In the opening hypothetical, if the pre-2020 defendant was released without bail, rather than with bail set at $500, the defendant might, indeed, fail to return to court for his next appearance. Yes, that is an unfortunate consequence for a more balanced way to address pre-trial release generally. But suppose our "pharmaceutical thief" was a repeat offender—he stole pharmaceuticals several times and jumped bail previously, or engaged in trespass conduct on another occasion. Should the justice system's arms be tied behind its back in dealing with him? Or shouldn't a judge be empowered to use common sense to decide if this defendant should be required to post cash bail to ensure his return to court or that he doesn't pose a threat to the community?

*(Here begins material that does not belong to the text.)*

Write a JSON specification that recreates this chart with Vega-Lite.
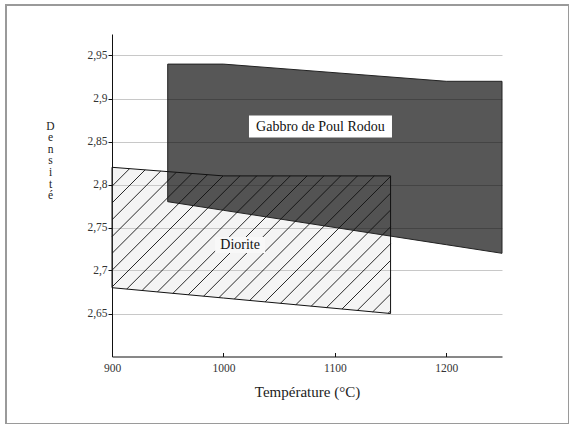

We should all be for a justice system that grants most criminal defendants the right to pre-trial release, irrespective of their economic circumstances—as long as they are likely to return to court and don't present a potential threat to the community. But does it make any sense that a duly appointed or elected arraigning judge, having no discretion whatsoever, must release him without the requirement of bail altogether? In the New York Daily News on Jan. 15, 2020 former Chief Assistant District Attorney of New York County, Daniel Alonso, in a column well worth reading, makes pellucidly clear that in "must release" cases, a judge when arraigning a defendant and releasing him simply can't consider the defendant's bench warrant history, lack of community ties, aliases, immigration status, etc.—even if with a long arrest record the defendant has absolutely never returned to court. Do we want that state of affairs to continue?

Joel Cohen is senior counsel at Stroock & Stroock & Lavan, where he practices white-collar criminal defense law. He is the author, most recently, of I Swear: The Meaning of an Oath (Vandeplas Pub.).